# ECSE 506: Stochastic Control and Decision Theory

Theory: Computational complexity of value iteration

How many computations are needed to run the value or policy iteration algorithm to obtain a policy that in within $$ε$$ of the optimal? In this section, we provide an answer for this question for the value iteration algorithm.

Conisder an MDP with a finite state space $$\ALPHABET S = \{1, \dots, n \}$$ with a finite non-empty set of actions $$\ALPHABET A(s)$$ available at each $$s \in \ALPHABET S$$. Each action set consists of $$M_s$$ actions with a total number of $$M = \sum_{s=1}^n M_s$$ actions. This number can be interpreted as the total number of state-action pairs. Let $$γ \in (0, 1)$$ be the discount factor. We present the value iteration algorithm from the notes on discounted MDP to achieve a pre-specified accuracy $$ε$$.

Value Iteration Algorithm

For given MDP, discount factor $$γ \in (0,1)$$, and constant $$ε > 0$$

1. Start with any $$V_0 \in \reals^n$$.
2. Recursively compute $$V_{k} = \mathcal B V_{k-1} = \mathcal B_{π_{k-1}} V_{k-1}.$$
3. Define $Δ_k = \max\{ V_k(s) - V_{k-1}(s) \} - \min \{ V_k(s) - V_{k-1}(s) \}.$
4. If $$Δ_k > \frac{1 - γ}{γ} ε$$, continue to step 2. Else carry out one more step of value update and choose the policy $$π_k$$.

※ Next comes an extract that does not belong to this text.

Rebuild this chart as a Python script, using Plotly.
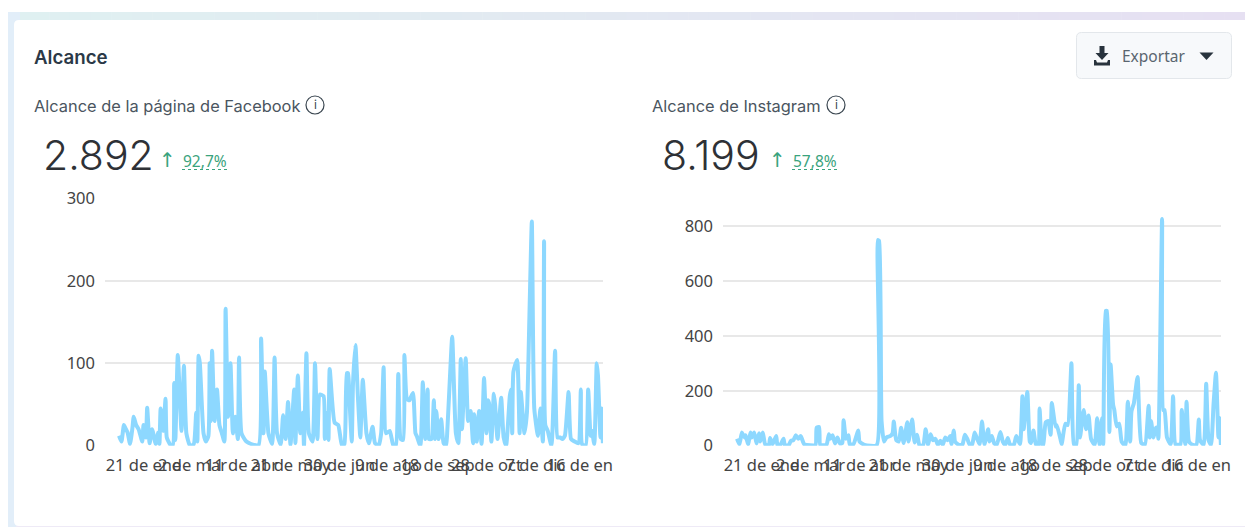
import pandas as pd
import plotly.graph_objects as go

W, H = 1245, 527
START = pd.Timestamp("2022-01-01")

tick_dates = ["2022-01-21", "2022-03-02", "2022-04-11", "2022-05-21", "2022-06-30",
              "2022-08-09", "2022-09-18", "2022-10-28", "2022-12-07", "2023-01-16"]
tick_labels = ["21 de ene", "2 de mar", "11 de abr", "21 de may", "30 de jun",
               "9 de ago", "18 de sep", "28 de oct", "7 de dic", "16 de ene"]

fb_days = [0,2,4,5,7,9,11,12,14,16,19,20,22,23,25,27,30,32,33,34,36,38,39,42,44,45,46,48,51,53,55,58,61,63,64,65,66,69,71,73,74,75,76,78,80,82,84,86,87,89,91,93,95,97,98,100,104,108,114,116,118,119,122,125,127,129,132,134,136,138,140,143,144,146,148,150,151,153,155,158,160,162,164,167,168,170,171,172,
           176,179,182,184,186,187,188,190,191,193,195,197,199,202,204,207,209,212,214,216,218,221,224,226,228,230,232,233,235,237,240,242,243,246,248,250,252,253,255,257,258,259,261,263,265,267,268,270,272,275,277,279,280,283,285,287,289,290,292,294,296,298,300,301,302,304,306,307,309,312,314,316,319,320,321,322,325,327,328,331,333,335,337,339,342,344,346,347,348,350,353,356,358,360,362,364,367,369,372,375,377,378,381,383,385,386,388,390,391,393,394,395]
fb_vals = [12,5,25,22,16,2,22,35,25,20,5,25,10,46,3,20,2,16,2,45,18,57,10,1,1,76,7,110,18,97,15,0,2,40,5,109,100,15,5,12,100,30,115,30,68,25,15,5,166,35,100,15,35,8,107,15,5,2,1,130,15,90,15,2,107,15,1,37,8,53,1,68,3,85,15,40,0,112,15,5,100,8,62,60,8,40,7,93,
           28,25,0,2,88,88,60,5,75,122,60,10,80,15,3,23,3,0,15,95,15,18,0,0,87,8,7,110,57,55,64,15,12,0,77,8,68,8,8,55,8,42,8,32,3,0,18,78,132,15,3,105,20,106,30,42,3,38,5,42,2,82,15,55,52,5,63,50,8,58,10,0,60,68,15,90,104,15,65,15,40,155,272,45,12,45,5,248,25,18,0,115,10,10,8,12,65,8,5,3,68,2,0,68,12,18,2,100,85,10,45,3]

ig_days = [0,2,4,6,7,9,11,12,14,16,18,19,21,23,26,27,29,32,33,35,38,39,42,44,46,48,50,52,55,64,65,67,68,73,75,76,78,80,82,84,86,87,89,91,92,95,99,100,104,114,115,116,118,120,122,125,127,128,130,132,134,136,139,140,143,145,147,149,152,154,156,158,160,162,164,166,168,170,172,174,175,177,178,181,
           182,184,186,188,190,192,194,196,198,200,202,205,206,208,210,212,215,217,219,221,223,226,228,231,233,234,237,239,240,242,244,246,247,249,250,252,254,256,257,260,261,264,265,268,270,273,275,277,279,280,283,285,287,289,292,294,296,298,299,301,302,304,305,307,308,310,312,314,317,319,321,322,324,327,330,333,336,337,338,340,342,343,344,347,348,349,351,354,356,358,362,363,366,367,369,372,375,377,378,381,383,385,387,389,391,393,394,395]
ig_vals = [25,5,48,30,38,5,48,30,48,8,45,15,48,5,0,28,5,35,3,0,25,3,0,18,20,38,25,35,5,3,65,68,3,3,42,25,38,8,30,8,10,93,25,38,5,5,55,15,3,2,748,745,90,15,30,35,45,88,20,15,65,10,85,15,95,12,40,0,3,60,3,42,20,25,3,18,3,30,20,35,5,55,15,3,
           3,3,40,25,3,5,48,25,5,88,5,60,15,35,8,3,50,15,3,28,3,3,35,5,180,60,195,15,10,55,5,3,135,3,3,85,90,40,155,70,75,25,5,80,75,300,5,3,220,30,130,60,110,25,3,100,3,100,5,490,490,50,295,150,130,70,80,15,0,160,15,125,155,250,10,3,145,30,90,30,65,65,25,825,130,130,30,5,180,5,5,130,5,160,15,3,3,95,20,3,225,20,3,150,265,30,100,3]

LINE = "#8dd8ff"
GRID = "#e8e8e8"
TICK = "#444444"
UI_FONT = "Noto Sans"
HEAD_FONT = "Inter"


def fx(x):
    return x / W


def fy(y):
    return 1 - y / H


def to_dates(days):
    return [START + pd.Timedelta(days=d) for d in days]


def rrect(x0, y0, x1, y1, r):
    return (f"M{fx(x0+r)},{fy(y0)} L{fx(x1-r)},{fy(y0)} Q{fx(x1)},{fy(y0)} {fx(x1)},{fy(y0+r)} "
            f"L{fx(x1)},{fy(y1-r)} Q{fx(x1)},{fy(y1)} {fx(x1-r)},{fy(y1)} "
            f"L{fx(x0+r)},{fy(y1)} Q{fx(x0)},{fy(y1)} {fx(x0)},{fy(y1-r)} "
            f"L{fx(x0)},{fy(y0+r)} Q{fx(x0)},{fy(y0)} {fx(x0+r)},{fy(y0)} Z")


def poly(points):
    return "M" + " L".join(f"{fx(x)},{fy(y)}" for x, y in points) + " Z"


def mix(a, b, t):
    return "rgb(" + ",".join(str(round(a[i] + (b[i] - a[i]) * t)) for i in range(3)) + ")"


shapes = []
# page band behind the card: gradient along the top, pale blue on the left
N = 60
for i in range(N):
    x0 = 8 + (W - 8) * i / N
    x1 = 8 + (W - 8) * (i + 1) / N + 0.5
    t = i / (N - 1)
    c = mix((223, 240, 241), (230, 224, 242), t)
    shapes.append(dict(type="rect", xref="paper", yref="paper", x0=fx(x0), x1=fx(x1), y0=fy(12), y1=fy(24),
                       fillcolor=c, line_width=0, layer="below"))
shapes.append(dict(type="rect", xref="paper", yref="paper", x0=fx(8), x1=fx(20), y0=fy(527), y1=fy(12),
                   fillcolor="#e2eef9", line_width=0, layer="below"))
shapes.append(dict(type="path", xref="paper", yref="paper", path=rrect(14, 20, 1260, 526, 5),
                   fillcolor="#ffffff", line_width=0, layer="below"))
# bottom hairline of the card
shapes.append(dict(type="line", xref="paper", yref="paper", x0=fx(16), x1=fx(W), y0=fy(526.5), y1=fy(526.5),
                   line=dict(color="#eeeaf6", width=1), layer="below"))

# export button
shapes.append(dict(type="path", xref="paper", yref="paper", path=rrect(1076.5, 32.5, 1231.5, 78.5, 5),
                   fillcolor="#f7f9fb", line=dict(color="#e3e7eb", width=1), layer="below"))
ICON = "#28333d"
shapes.append(dict(type="path", xref="paper", yref="paper",
                   path=poly([(1099.5, 46), (1104.5, 46), (1104.5, 53), (1108.5, 53), (1102, 60), (1095.5, 53), (1099.5, 53)]),
                   fillcolor=ICON, line_width=0))
shapes.append(dict(type="path", xref="paper", yref="paper",
                   path=poly([(1094, 60), (1096, 60), (1097, 62.5), (1107, 62.5), (1108, 60), (1110, 60), (1110, 65.5), (1094, 65.5)]),
                   fillcolor=ICON, line_width=0))
shapes.append(dict(type="path", xref="paper", yref="paper",
                   path=poly([(1199.5, 52.5), (1213.5, 52.5), (1206.5, 60)]),
                   fillcolor=ICON, line_width=0))

annotations = []


def text(x, y, s, size, color, weight=400, family=HEAD_FONT, anchor="left"):
    annotations.append(dict(x=fx(x), y=fy(y), xref="paper", yref="paper", text=s, showarrow=False,
                            xanchor=anchor, yanchor="middle", xshift=0, borderpad=0,
                            font=dict(size=size, color=color, family=family, weight=weight)))


text(33, 57, "Alcance", 18.7, "#2b3947", 600)
text(1121, 56, "Exportar", 15.5, "#5a656f", family=UI_FONT)

GREEN = "#3aa37d"
for x_title, title, x_icon, x_big, big, x_arrow, x_pct, pct, x_pct_end in [
    (33, "Alcance de la página de Facebook", 315, 42, "2.892", 167, 182, "92,7%", 229),
    (651, "Alcance de Instagram", 836, 661, "8.199", 777, 792, "57,8%", 839),
]:
    text(x_title, 106, title, 16.4, "#4a5560")
    shapes.append(dict(type="circle", xref="paper", yref="paper", x0=fx(x_icon - 9), x1=fx(x_icon + 9),
                       y0=fy(105 + 9), y1=fy(105 - 9), line=dict(color="#3a4650", width=1.2)))
    text(x_icon, 105, "i", 12, "#3a4650", anchor="center")
    text(x_big, 155, big, 41, "#2e3136", 300, HEAD_FONT)
    text(x_arrow, 160, "↑", 20, GREEN, family="DejaVu Sans", anchor="center")
    text(x_pct, 161, pct, 15.5, GREEN, family=UI_FONT)
    shapes.append(dict(type="line", xref="paper", yref="paper", x0=fx(x_pct), x1=fx(x_pct_end),
                       y0=fy(169.5), y1=fy(169.5), line=dict(color=GREEN, width=1, dash="dot")))

# last tick label is cut off by its container
shapes.append(dict(type="rect", xref="paper", yref="paper", x0=fx(613), x1=fx(640), y0=fy(475), y1=fy(455),
                   fillcolor="#ffffff", line_width=0, layer="above"))
shapes.append(dict(type="rect", xref="paper", yref="paper", x0=fx(1231), x1=fx(1245), y0=fy(475), y1=fy(455),
                   fillcolor="#ffffff", line_width=0, layer="above"))

LINE_STYLE = dict(color=LINE, width=4, shape="spline", smoothing=0.5)
fig = go.Figure()
fig.add_trace(go.Scatter(x=to_dates(fb_days), y=fb_vals, mode="lines", xaxis="x", yaxis="y",
                         line=LINE_STYLE, cliponaxis=False, name="Facebook", showlegend=False))
fig.add_trace(go.Scatter(x=to_dates(ig_days), y=ig_vals, mode="lines", xaxis="x2", yaxis="y2",
                         line=LINE_STYLE, cliponaxis=False, name="Instagram", showlegend=False))

range_x = [START + pd.Timedelta(days=-14 / 1.225), START + pd.Timedelta(days=484 / 1.225)]
xcommon = dict(type="date", range=range_x, showgrid=False, zeroline=False, showline=False,
               tickmode="array", tickvals=tick_dates, ticktext=tick_labels, ticks="",
               tickfont=dict(size=16.5, color=TICK, family=UI_FONT), ticklabelstandoff=8, tickangle=0,
               ticklabeloverflow="allow", automargin=False)
ycommon = dict(showgrid=True, gridcolor=GRID, gridwidth=2, zeroline=False, showline=False, ticks="",
               tickfont=dict(size=16.5, color=TICK, family=UI_FONT), ticklabelstandoff=9, automargin=False,
               domain=[fy(445.7), fy(198.3)])

fig.update_layout(
    width=W, height=H, margin=dict(l=0, r=0, t=0, b=0), autosize=False,
    paper_bgcolor="#ffffff", plot_bgcolor="rgba(0,0,0,0)", showlegend=False,
    xaxis=dict(domain=[fx(105), fx(603)], anchor="y", **xcommon),
    yaxis=dict(range=[0, 300], tickvals=[0, 100, 200, 300], anchor="x", **ycommon),
    xaxis2=dict(domain=[fx(723), fx(1221)], anchor="y2", **xcommon),
    yaxis2=dict(range=[0, 900], tickvals=[0, 200, 400, 600, 800], anchor="x2", **ycommon),
    shapes=shapes, annotations=annotations,
)

fig.write_html("out.html", config=dict(displayModeBar=False),
               post_script="document.body.style.margin='0';document.body.style.overflow='hidden';")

As established in the notes on discounted MDP, the algorithm stops in a finite number of iterations and the resulting policy is $$ε$$-optimal.

# 1 Span norm contraction

Let $$\SPAN(v) = \max(v) - \min(v)$$ denotes the span semi-norm. We start by stating some basic properties of span semi-norm.

1. $$\SPAN(v) \ge 0$$ for all $$v \in \reals^n$$
2. $$\SPAN(v + w) \le \SPAN(v) + \SPAN(w)$$ for all $$v, w \in \reals^n$$.
3. $$\SPAN(m v) \le |m| \SPAN(v)$$ for all $$v \in \reals^n$$ and $$m \in \reals$$.
4. $$\SPAN(v + m \mathbf{1}) = \SPAN(v)$$ for all $$m \in \reals$$.
5. $$\SPAN(v) = \SPAN(-v)$$.
6. $$\SPAN(v) \le 2\|v\|$$.

Properties 1–3 imply that $$\SPAN(v)$$ is a semi-norm. However, it is not a norm because of property 4; that is, $$\SPAN(v) = 0$$ does not imply that $$v = 0$$. If $$\SPAN(v) = 0$$, then $$v = m \mathbf{1}$$ for some scalar $$m$$.

A basic result for our analysis is the following:

Prop. 1

Let $$v \in \reals^n$$ and $$P$$ be any matrix of compatible dimensions. Then, $\SPAN(P v) \le β_P \SPAN(v),$ where $$$\label{eq:span-matrix} β_P = 1 - \min_{s, s' \in \ALPHABET S} \sum_{z \in \ALPHABET S} \min\{ P_{sz}, P_{s'z} \}.$$$ Furhermore, $$β_P \in [0, 1]$$ and there exists a $$v \in \reals^n$$ such that $$\SPAN(Pv) = β_P \SPAN(v)$$.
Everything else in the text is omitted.